The five principal performers, Yvonne Williams, Homer Nish, Tom Reynolds, Rico Rodriguez, and Clifford Ray Sam, are all drawn from the community the film depicts, which lends the material an obvious authenticity. None had conventional acting backgrounds, and MacKenzie's approach leaned into that, combining observational footage with scripted or semi-improvised scenes and interior voiceover passages that give each character a private register the camera alone could not access. The technique places The Exiles in loose conversation with the Italian neorealist tradition and with contemporaneous American works that were pushing documentary and fiction toward each other. It is a film that sits alongside other adventurous work from the decade: if you have read our coverage of Persona or Winter Light, you will have a sense of the broader 1960s appetite for stripping cinema back to something more exposed and less comfortable. Whether that ambition always translates into a satisfying viewing experience is, of course, a separate question, and one that critics have answered very differently over the years.
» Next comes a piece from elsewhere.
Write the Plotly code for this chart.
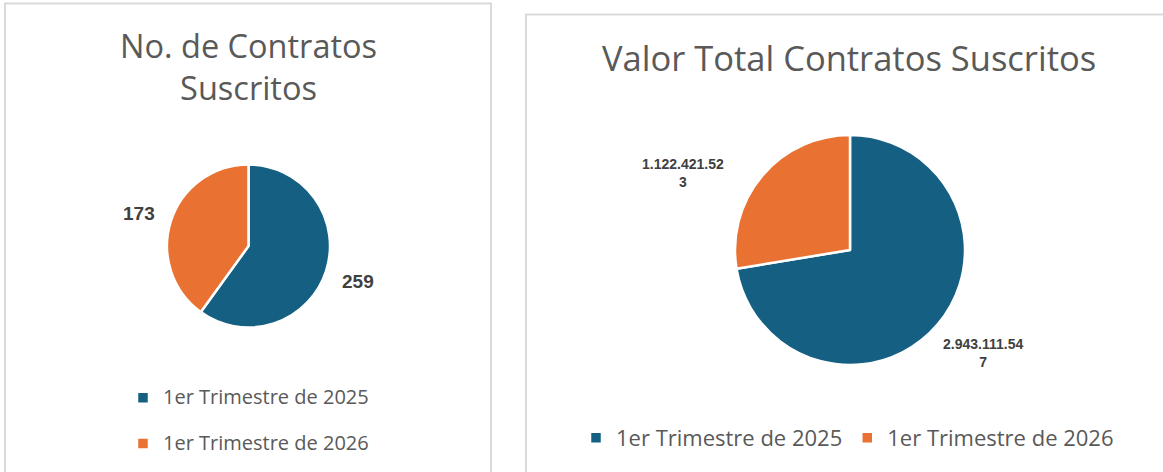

The film runs a brisk 72 minutes, which ought to help with pacing, and its subject matter, the marginalisation of urban Indigenous Americans in a city that offered relocation without roots, remains both historically specific and painfully relevant. The Bunker Hill setting, with its Victorian rooming houses and steep Angels Flight funicular, gives the film an incidental period texture that no production designer could have manufactured. Whether MacKenzie translates that texture into something that functions as drama, rather than simply as record, is the central question any honest review of The Exiles has to face. It is a question the film's reputation has sometimes papered over with reverence. With that in mind, here is what I made of it.

The Exiles (1961) is often described as a raw, neorealist portrait of urban Native American life in 1950s Los Angeles, and while its intentions may be earnest, the execution falls painfully flat. Directed by Kent Mackenzie, the film blends documentary-style observation with fictionalized scenes following a group of young Indigenous people displaced from their reservations and adrift in the city. On paper, it’s a vital perspective; in practice, it’s a dull, meandering slog with little narrative drive, emotional depth, or cinematic urgency. Shot in stark black-and-white, the film captures bars, streets, and cramped apartments with gritty authenticity, but that realism doesn’t translate into engagement. Scenes stretch on without purpose: characters drink, argue half-heartedly, or stare into space, offering glimpses of alienation but never building toward insight or catharsis. There’s no central story, just a loose cycle of boredom and despair that repeats without evolution. Even the soundtrack (jazz and rock ‘n’ roll meant to evoke youthful rebellion) feels disconnected from the action, more like background noise than emotional texture. With minimal context, no character development, and voiceover narration that feels detached rather than empathetic, it reduces its subjects to symbols of marginalization rather than full human beings. You’re left watching lives unfold through a window, never invited inside. The Exiles may hold archival or sociological interest, but as a film? It’s poorly structured, emotionally inert, and dramatically inert. Its historical significance doesn’t compensate for its failure to connect, move, or even hold attention. A well-meaning but ultimately ineffective experiment that confuses realism with resonance.

I will say that the restoration work done on the film is genuinely impressive, and it is worth seeing in the best available presentation if you are curious. But good preservation cannot substitute for good filmmaking, and for me the sociological interest and the cinematic experience remain stubbornly separate things here, never quite fusing into the single, unified impression a film needs to leave you with. There are other dramas from this era, and from other corners of world cinema, that manage to honour marginalised lives without reducing their subjects in the process: our pieces on Yi Yi and Mustang touch on films that pull off that balance rather better. The Exiles clearly came from a place of genuine concern, and I would never dismiss the importance of what it is trying to do. But good intentions, even well-documented ones, do not make a film worth sitting through twice.